Irene was typical of the strong tropical storms that form in the latter part of hurricane season: large and slow-moving. Although these storms lack the wind speeds of storms such as Andrew, they can bring heavy rainfall for days and cause extensive flooding. In the case of Irene, much of southern Florida received up to 27 cm (17 in.) of rainfall that produced widespread flooding. Nadia Gorriz of Miami-Dade County was among the many victims. Eight months pregnant, she took on the task of cleaning up the mud that accumulated inside her house. The job was made more difficult by the fact that a swamp formed around her house, providing living quarters for snakes and fish. She put the cleanup in perspective: "We made it through Andrew. You just threw everything out and there wasn't that much water. This is the worst cleanup. We've gone through two gallons of Clorox II so far."

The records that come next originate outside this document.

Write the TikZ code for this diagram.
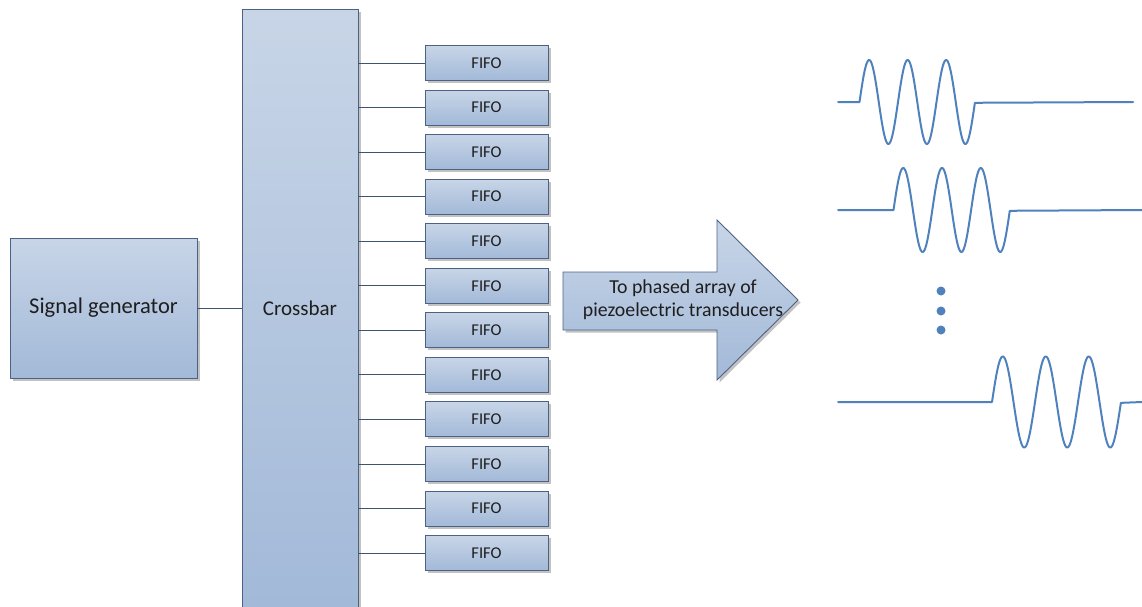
\documentclass[tikz,border=0pt]{standalone}
\usepackage{fontspec}
\setmainfont{Carlito}
\usetikzlibrary{shadows}
\definecolor{boxtop}{HTML}{C8D5E7}
\definecolor{boxbot}{HTML}{A2B9D8}
\definecolor{boxline}{HTML}{4D6283}
\definecolor{wirec}{HTML}{3E546E}
\definecolor{wavec}{HTML}{4F81BD}
\definecolor{txt}{HTML}{1E1E1E}
\begin{document}
\begin{tikzpicture}[x=1pt,y=-1pt,
  blk/.style={draw=boxline, line width=0.9pt, top color=boxtop, bottom color=boxbot, rectangle, inner sep=0pt, text=txt,
    drop shadow={shadow xshift=2.5pt, shadow yshift=-2.5pt, opacity=0.4, fill=black!60}},
  bigblk/.style={blk, font=\fontsize{21}{24}\selectfont},
  fifo/.style={blk, minimum width=123pt, minimum height=35pt, font=\fontsize{16.5}{18}\selectfont},
  wire/.style={draw=wirec, line width=0.9pt},
  wv/.style={draw=wavec, line width=2pt, line join=round, line cap=round}]
\useasboundingbox (0,0) rectangle (1142,606);

% signal generator and crossbar
\node[bigblk, minimum width=187pt, minimum height=140pt, font=\fontsize{22.5}{26}\selectfont] (sg) at (103.5,308) {Signal generator};
\node[bigblk, minimum width=116pt, minimum height=598pt] (cb) at (300,308) {Crossbar};
\draw[wire] (sg.east) -- (sg.east -| cb.west);

% FIFOs
\foreach \i in {0,...,11}{
  \node[fifo] (f\i) at (486.5,{63+44.55*\i}) {FIFO};
  \draw[wire] (f\i.west -| cb.east) -- (f\i.west);
}

% big arrow
\path[draw=boxline, line width=0.9pt, top color=boxtop, bottom color=boxbot,
  drop shadow={shadow xshift=2.5pt, shadow yshift=-2.5pt, opacity=0.4, fill=black!60}]
  (563,272) -- (717,272) -- (717,220) -- (798,300) -- (717,380) -- (717,330) -- (563,330) -- cycle;
\node[align=center, text=txt, font=\fontsize{19.8}{23}\selectfont, inner sep=0pt] (arrtxt) at (683,299.5)
  {To phased array of\\piezoelectric transducers};

% waveforms
\draw[wv] (838,102) -- (859.5,102)
  -- plot[domain=0:3, samples=200] ({859.5+38.5*\x},{102-42*sin(360*\x)})
  -- (1133,102);
\draw[wv] (838,210) -- (893.5,210)
  -- plot[domain=0:3, samples=200] ({893.5+38.8*\x},{210-42*sin(360*\x)})
  -- (1142,210);
\draw[wv] (838,402) -- (992,402)
  -- plot[domain=0:3, samples=200] ({992+43*\x},{402-45.5*sin(360*\x)})
  -- (1142,402);

% dots
\foreach \yy in {291,311,330}{
  \fill[wavec] (941,\yy) circle (4.5);
}
\end{tikzpicture}
\end{document}
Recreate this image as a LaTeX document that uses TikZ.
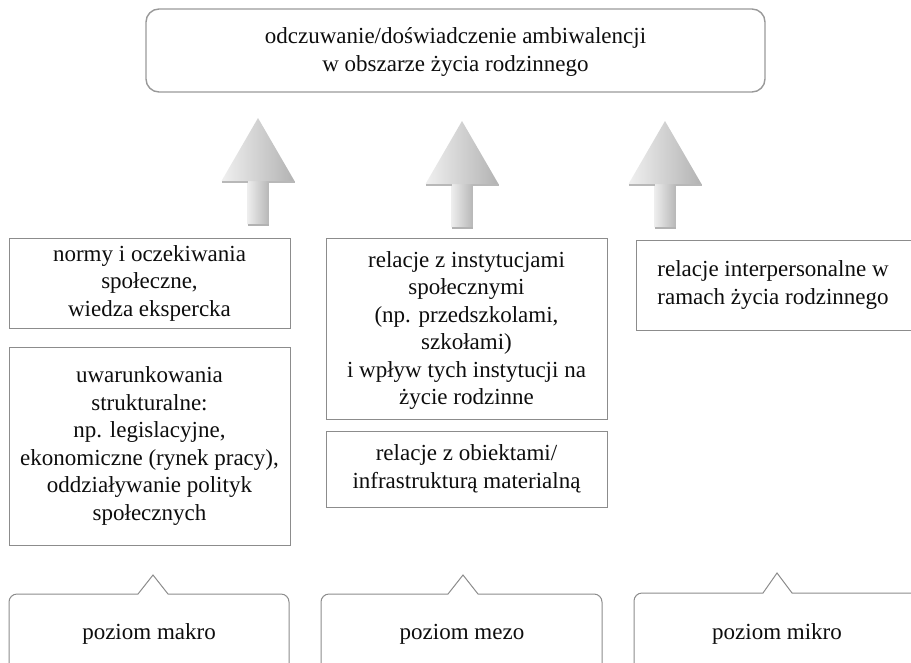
\documentclass[tikz,border=0pt]{standalone}
\usepackage{fontspec}
\setmainfont{Liberation Serif}
\begin{document}
\begin{tikzpicture}[x=1pt,y=1pt,
  txt/.style={text=black!95, font=\fontsize{23}{27.5}\selectfont, align=center, inner sep=0pt},
  box/.style={draw=black!45, line width=1pt, rectangle, inner sep=0pt, outer sep=0pt},
  topbox/.style={draw=black!40, line width=1.4pt, rounded corners=13pt, inner sep=0pt, outer sep=0pt},
  callline/.style={draw=black!45, line width=1pt},
  uparr/.pic={
    \shade[left color=black!7, right color=black!28] (-10.5,-106) rectangle (10.5,-62);
    \fill[black!30] (-10.5,-106) rectangle (10.5,-108);
    \shade[left color=black!6, right color=black!30] (-36.5,-63) -- (0,0) -- (36.5,-63) -- cycle;
    \fill[black!28] (-36.5,-63) rectangle (-10.5,-65);
    \fill[black!28] (10.5,-63) rectangle (36.5,-65);
  }]
\useasboundingbox (0,0) rectangle (911,-662);
\clip (0,0) rectangle (911,-662);

% top box
\node[topbox, minimum width=619pt, minimum height=83pt] (top) at (455.5,-50.5) {};
\node[txt] (toptxt) at ([yshift=-1.5pt]top.center) {odczuwanie/doświadczenie ambiwalencji\\w obszarze życia rodzinnego};

% arrows
\pic at (258,-118) {uparr};
\pic at (462,-121) {uparr};
\pic at (665,-121) {uparr};

% left column
\node[box, minimum width=281pt, minimum height=90pt] (normy) at (149.5,-283) {};
\node[txt] at (normy.center) {normy i oczekiwania\\społeczne,\\wiedza ekspercka};
\node[box, minimum width=281pt, minimum height=198pt] (uwar) at (149.5,-446) {};
\node[txt] at (uwar.center) {uwarunkowania\\strukturalne:\\np. legislacyjne,\\ekonomiczne (rynek pracy),\\oddziaływanie polityk\\społecznych};

% middle column
\node[box, minimum width=281pt, minimum height=181pt] (inst) at (466.5,-328.5) {};
\node[txt] at ([yshift=-2pt]inst.center) {relacje z instytucjami\\społecznymi\\(np. przedszkolami,\\szkołami)\\i wpływ tych instytucji na\\życie rodzinne};
\node[box, minimum width=290pt, minimum height=90pt] (inter) at (781,-285) {};
\node[txt] at ([xshift=-8pt]inter.center) {relacje interpersonalne w\\ramach życia rodzinnego};
\node[box, minimum width=281pt, minimum height=76pt] (obj) at (466.5,-469) {};
\node[txt] at (obj.center) {relacje z obiektami/\\infrastrukturą materialną};

% bottom callouts
\draw[callline] (9,-700) -- (9,-602) arc(180:90:8) -- (138,-594) -- (153,-575) -- (168,-594) -- (281,-594) arc(90:0:8) -- (289,-700);
\draw[callline] (321,-700) -- (321,-602) arc(180:90:8) -- (448,-594) -- (463,-575) -- (478,-594) -- (594,-594) arc(90:0:8) -- (602,-700);
\draw[callline] (634,-700) -- (634,-601) arc(180:90:8) -- (763,-593) -- (777,-573) -- (792,-593) -- (912,-593) arc(90:0:8) -- (920,-700);
\node[txt] (makro) at (149,-634) {poziom makro};
\node[txt] (mezo) at (462,-634) {poziom mezo};
\node[txt] (mikro) at (777,-634) {poziom mikro};
\end{tikzpicture}
\end{document}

Hurricanes do not restrict their fury to coastal and inland regions; they have been the nemesis of mariners for centuries. They have sunk an untold number of ships and even played an important role in World War II when a single typhoon (the equivalent of a hurricane over the western Pacific) sank or heavily damaged several American ships, destroyed hundreds of carrier-based aircraft, and killed more than 800 sailors. The death toll exceeded that of most naval battles during the war.
In this chapter we first describe the setting for hurricanes and tropical storms. We then describe their general characteristics, stages in development, and typical patterns of movement, concluding with hurricane monitoring and warning systems.